Thursday, August 5, 2010

On the Level--Part 1

There are so many projects in the very early stages around here that have languished far too long simply due to lack of current interest or inability to mentally work through the details. Often there's the hope that something complicated will have an easier solution given enough additional thought.

The project that I was interested in starting this morning hit a roadblock when I didn't have a piece of suitable material. I need a piece of steel tubing about 0.325"(+) OD with a 0.225(-)ID approximately 6" long. Putting half a foot of daylight in a piece of steel rod just isn't that appealing. If I don't find something suitable, maybe I'll bore out a spare 0.177 cal barrel--a .22 cal might even work.

In the mean time, there was another project that I wanted to try to make. I've always made scope levels that attach to the scope tube using an old ring. I've seen the B-Square (well, I've seen the pictures) that attaches to the dovetail and I thought that was an interesting idea. I don't know how they keep the mount from rocking upward from the clamping bolts on a 3/8" or 11mm dovetail.

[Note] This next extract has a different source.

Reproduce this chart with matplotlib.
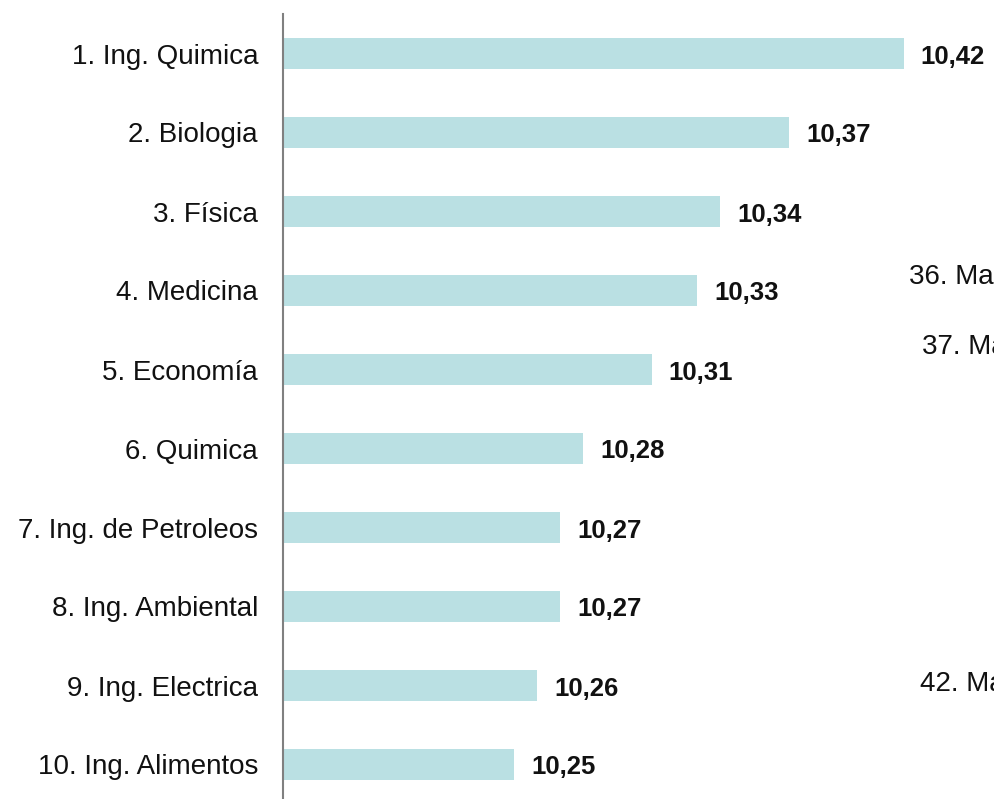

I was interested in making the clamping mechanism for the dovetail attachment so it could be adjusted for level across the top of the gun. We'll see if it works. As I write part one, I truly don't know.

Half inch by half inch.

Chucked in the 4-jaw, roughly centered, then cut off hoping to get a relatively square end.

Ended up using a dial indicator to center the piece. It was actually fairly easy to center using the flats.

I'd purchased a cheap level at Harbor Freight a while back just for the bubble inserts. Took the level apart and have three of these. 3/8" diameter.

Spotted, then drilled 3/8" approximately 0.500" deep.

A small boring bar finished the bottom of the hole.

Set up the Taig lathe horizontal milling attachment. That's a 60 degree dovetail cutter. Small, delicate, expensive things. I almost destroyed this one the first time I used it. Resharpened it and it's still good to go. Played with the cutting speeds and it does better when run faster.

Used a lot of cutting fluid. The fluid lets the tool run at lower temperatures and prevents chips from binding to the edge of the cutter. A better finish results.

Tried a new (to me) cutting fluid. Cool Tool 2--worked fine, but it kinda smells like vinegar.

Bubble test fit is a go.

The dovetail is too narrow. I went back to the mill and made it wider.

It was far too long.

Milled the just-cut end.

A little layout fluid to mark some holes. It'll get drilled as one piece for alignment then cut.

A couple quick passes of a file flattened the base.

A few more steps later...


Paul said...

Derrick -

First, I want to say I am fascinated by the projects on which you and Nick work. I am no machinist, but I have aspirations of pursuing that as a hobby someday. I do have, however, an extensive amount of experience in woodworking, and I'd like to offer a tip that is used in that craft that might have an application to the work you describe here.

You made a comment about the fragility of the dovetail cutters. Woodworkers, when cutting a long dovetail slot, will often make the first pass with a straight router bit to hog out a majority of the material. They then follow up with the dovetail bit on a final pass. I'm wondering if you could follow the same process here - make the first cut with an end mill to remove most of the metal, and finish up with the dovetail cutter.

derrick38 said...

Yep, you're right on the money. I should have made (or at least made mention to) such a cut exactly as you've described. I was too lazy to make the cut--largely, because the dovetail cutter was already damaged and I have a brand new spare. Didn't feel like I had much to lose.